Johan Santana got traded yesterday. It was made official today. I don't know if we got a handful of magic beans...or a hill of beans. Four prospects. No major-league-ready pitcher. No major-league-ready center-fielder. I don't think much of anything would have made me happy to lose El Presidente, Mr. Cy, the best player in baseball. So I don't know if I'm just grousing or if I'm genuinely upset that we didn't get enough.

Some folks I know started talking about this deal, and discussing how player loyalty has fallen by the wayside. Someone started talking about fan loyalty...do we even deserve Johan's love?

"We sometimes talk about how players should have loyalty to the team but we don't seem to have problems saying things like, "the Twins need an upgrade at this position," or to use an example we all remember, "When are the Twins going to just dump Ponson's sorry ass?" We all invest something looking for something in return."

I read this as saying that we, as fans, demand loyalty, but somehow aren't loyal in return. That wanting "something in return" (for our team to try to be the best it can be) is somehow different than, and less than, loyalty. In return, I want my team to try to do their best. I want the front office to recognize genuine weaknesses and try to remedy them. I want the coaching staff to realize that some things aren't working and try to change them. I want to be able to get excited about successes, and to be able to worry about difficulties and mourn failures. It's easy to be "loyal" to a team that wins every year and has a damn good shot at the playoffs. But what happens if they have a bad year? Real loyalty is still loving a team that isn't perfect, and knowing they aren't perfect, being utterly clear-headed about their weaknesses, but loving them anyway. I love the Twins, but I know they have weaknesses. I admire Kansas City fans, but if they don't sit around every offseason saying, "I have hope that this massive change will happen, and it will fix what we all know is seriously wrong with this team," then it's not loyalty, it's blind belief in the impossible.

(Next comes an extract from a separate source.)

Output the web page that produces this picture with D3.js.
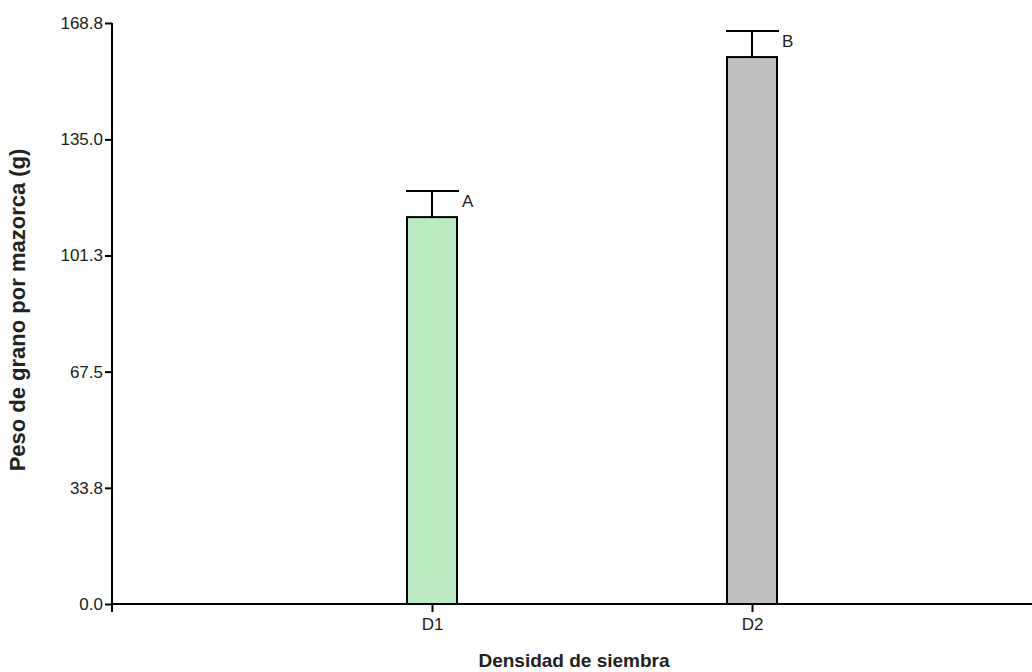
<!DOCTYPE html>
<html>
<head>
<meta charset="utf-8">
<script src="https://cdn.jsdelivr.net/npm/d3@7"></script>
<style>
  body { margin: 0; background: #fff; }
  text { font-family: "Liberation Sans", Arial, sans-serif; fill: #222; }
</style>
</head>
<body>
<svg class="chart"></svg>
<script>
// data
var categories = ["D1", "D2"];
var means = [112.4, 158.9];
var errors = [7.6, 7.6];
var letters = ["A", "B"];
var barColors = ["#bbebc3", "#c0c0c0"];
var yTicks = [0, 33.75, 67.5, 101.25, 135, 168.8];

var width = 1032, height = 672;
var margin = {top: 23, right: 0, bottom: 68, left: 112};

var chart = d3.select(".chart")
    .attr("width", width)
    .attr("height", height);

var yScale = d3.scaleLinear()
    .domain([0, 168.8])
    .range([height - margin.bottom, margin.top]);

var xScale = d3.scalePoint()
    .domain(categories)
    .range([margin.left, margin.left + 960])
    .padding(1);

var y0 = yScale(0);
var barW = 50;

// bars
chart.selectAll("rect.bar")
    .data(categories)
  .enter().append("rect")
    .attr("class", "bar")
    .attr("x", function(d) { return xScale(d) - barW / 2; })
    .attr("y", function(d, i) { return yScale(means[i]); })
    .attr("width", barW)
    .attr("height", function(d, i) { return y0 - yScale(means[i]); })
    .attr("fill", function(d, i) { return barColors[i]; })
    .attr("stroke", "#000")
    .attr("stroke-width", 2);

// error bars (upper only)
categories.forEach(function(c, i) {
  var cx = xScale(c), top = yScale(means[i] + errors[i]);
  chart.append("line")
      .attr("x1", cx).attr("x2", cx)
      .attr("y1", yScale(means[i])).attr("y2", top)
      .attr("stroke", "#000").attr("stroke-width", 2);
  chart.append("line")
      .attr("x1", cx - 26).attr("x2", cx + 27)
      .attr("y1", top).attr("y2", top)
      .attr("stroke", "#000").attr("stroke-width", 2);
  chart.append("text")
      .attr("x", cx + 30)
      .attr("y", top + 16)
      .style("font-size", "17px")
      .text(letters[i]);
});

// y axis
var yAxis = chart.append("g")
    .attr("transform", "translate(" + margin.left + ",0)")
    .call(d3.axisLeft(yScale)
      .tickValues(yTicks)
      .tickSize(7)
      .tickSizeOuter(0)
      .tickFormat(function(d) { return d.toFixed(1); }));
yAxis.select(".domain").remove();
yAxis.append("line")
    .attr("x1", 0).attr("x2", 0)
    .attr("y1", margin.top).attr("y2", y0 + 8)
    .attr("stroke", "#000").attr("stroke-width", 2);
yAxis.selectAll(".tick line").attr("stroke", "#000").attr("stroke-width", 2);
yAxis.selectAll(".tick text")
    .attr("x", -9)
    .style("font-size", "17px")
    .style("font-family", "Liberation Sans, Arial, sans-serif")
    .attr("fill", "#222");

// x axis
var xAxis = chart.append("g")
    .attr("transform", "translate(0," + y0 + ")")
    .call(d3.axisBottom(xScale).tickSize(8).tickSizeOuter(0));
xAxis.select(".domain").remove();
xAxis.append("line")
    .attr("x1", margin.left).attr("x2", width + 5)
    .attr("y1", 0).attr("y2", 0)
    .attr("stroke", "#000").attr("stroke-width", 2);
xAxis.selectAll(".tick line").attr("stroke", "#000").attr("stroke-width", 2);
xAxis.selectAll(".tick text")
    .attr("y", 14)
    .style("font-size", "17px")
    .style("font-family", "Liberation Sans, Arial, sans-serif")
    .attr("fill", "#222");

// titles
chart.append("text")
    .attr("x", (margin.left + width) / 2 + 2)
    .attr("y", 667)
    .attr("text-anchor", "middle")
    .style("font-size", "19px")
    .style("font-weight", "bold")
    .text("Densidad de siembra");

chart.append("text")
    .attr("transform", "translate(25,310) rotate(-90)")
    .attr("text-anchor", "middle")
    .style("font-size", "22px")
    .style("font-weight", "bold")
    .text("Peso de grano por mazorca (g)");
</script>
</body>
</html>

In exchange, even when the Twins have a losing year, or a losing decade (okay, almost decade, between 1991 and 2001), I will find every upside and every bright side. I won't pretend I have no idea something's wrong. But I'll find those young Toriis and Jacques and get excited about their potential. I'll read the box scores, listen to the games on the radio, listen online, watch online...wherever technology takes me, I'll be there, cheering. When I sit down at a coffee shop in small-town virginia (sure, it won't likely happen again, but I don't know where I'll be next time the Twins are starting from the very bottom) and someone tries to take my sports section away and I tell him, "hey, I'm reading that!" and he quizzes me...'where's Cuddyer from?' 'Virginia.' 'Where's Hunter from?' 'Pine Bluff, Arkansas.' I'll know the answers. I'll be at that debut game where Torii hit the wall in center field, fell down, got up, threw to home, and got the guy out (I'm pretty sure that was opening day in 1997, at least I have the baseball from that game, and I remember the play, and I put the two together), and I'll be overjoyed, but it won't stop me from saying that the team has no pitching. (ETA: A little research suggests to me that the game I'm thinking of was opening day of 1999, as Torii only played seven games before that, none of them on opening day.) I'll be there, every step of the way, up and down, and I won't pretend it's all up. To me, that's loyalty. Not to pretend the team has no weaknesses, but to know the weaknesses, recognize them, point them out, but to still be there every day anyway. Fan loyalty isn't to pretend Ponson's a hero, but to say, "Dump Ponson. He sucks. But I love the team every day anyway. I'll be a fan every day Ponson's on the team, but please dump him because he will never be any good for the team I love."

Goodbye, Johan. I want to wish you all the best, but it's hard, when I also want baseball to right itself, and come back down to earth. You're amazing, and one of the best things to happen to baseball this decade. But your contract with the Mets may be one of the worst things to happen to baseball. I wish you loved us enough to stay for four years, $21 million a year. I wish Pohlad had offered you close to what you're worth. But I'll still love my team, knowing all the while they'd be better with you on it.